I love the bright open waiting room at my endo’s office.
So there I was, weight and blood pressure taken (both are higher than I’d like) and pump information uploaded. Paperwork for a new 530G with Enlite filled out. A new script for my blood pressure medication electronically sent. We turned to my labs results and pump reports. Liver and kidney tests are perfect. Cholesterol is excellent. Vitamin D is finally in a good range. And then . . . . . my A1C . . . .. hmmmmmm. We take a look at the blood sugar graphs from the pump and CGM. Hmmmmmmm. Mostly good. We discuss some of the big spikes and both agree that they don’t warrant any basal changes - just some tighter carb counting and acknowledgement that hormones throw my overnight numbers out of whack for a few days every month. We agree that those highs aren’t too much of a problem. The real concern during this appointment is the lows. Lots of lows, especially between 2 a.m. and 4 a.m.

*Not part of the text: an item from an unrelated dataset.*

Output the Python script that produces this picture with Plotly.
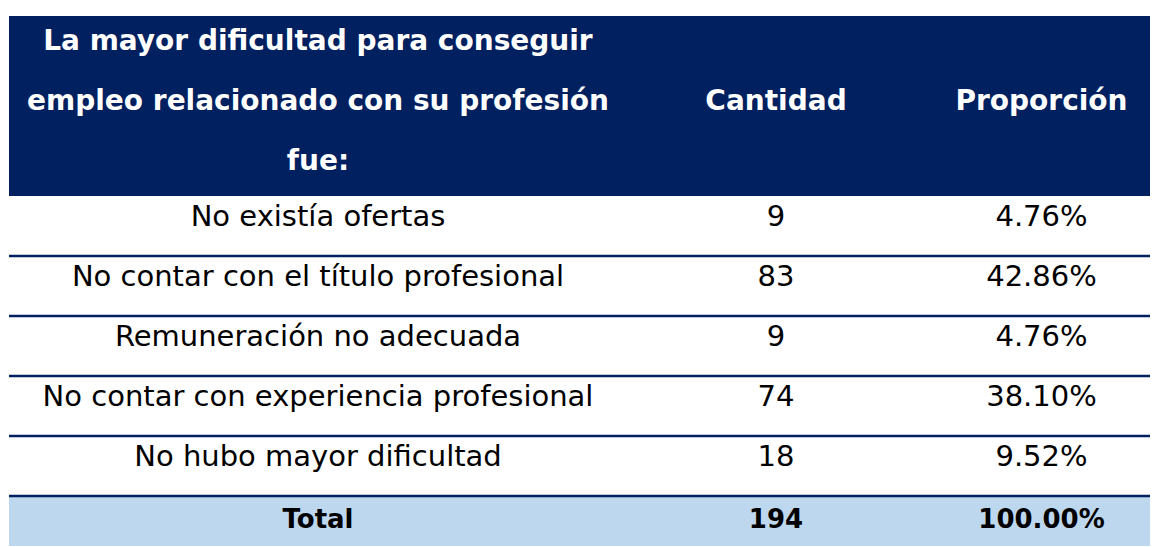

This all leads to a sentence I never ever though I’d type. My A1C is too low. Sounds impossible, right? Sounds like a fantasy. It’s not. After decades of beating myself up for having a high A1C, of working so hard to bring it down and feeling like I always failed, I now have to worry because it’s too low. And it feels like just as big a failure as my too high A1Cs. It means I spend way too much time with hypoglycemic blood sugars. It means my health is at risk - perhaps not from the complications I was threatened with during those years of highs, but with the fact that lows can stress my body, specifically my heart.
So here I go again. Instead of working to bring down the highs, I need to focus on avoiding lows. I’ll be honest - it’s completely frustrating. It feels like no matter how hard I try, it’s never enough. I’m chasing a delicate balance I’m not sure I can ever achieve. I still care and I’ll still work hard, but my goodness it is exhausting.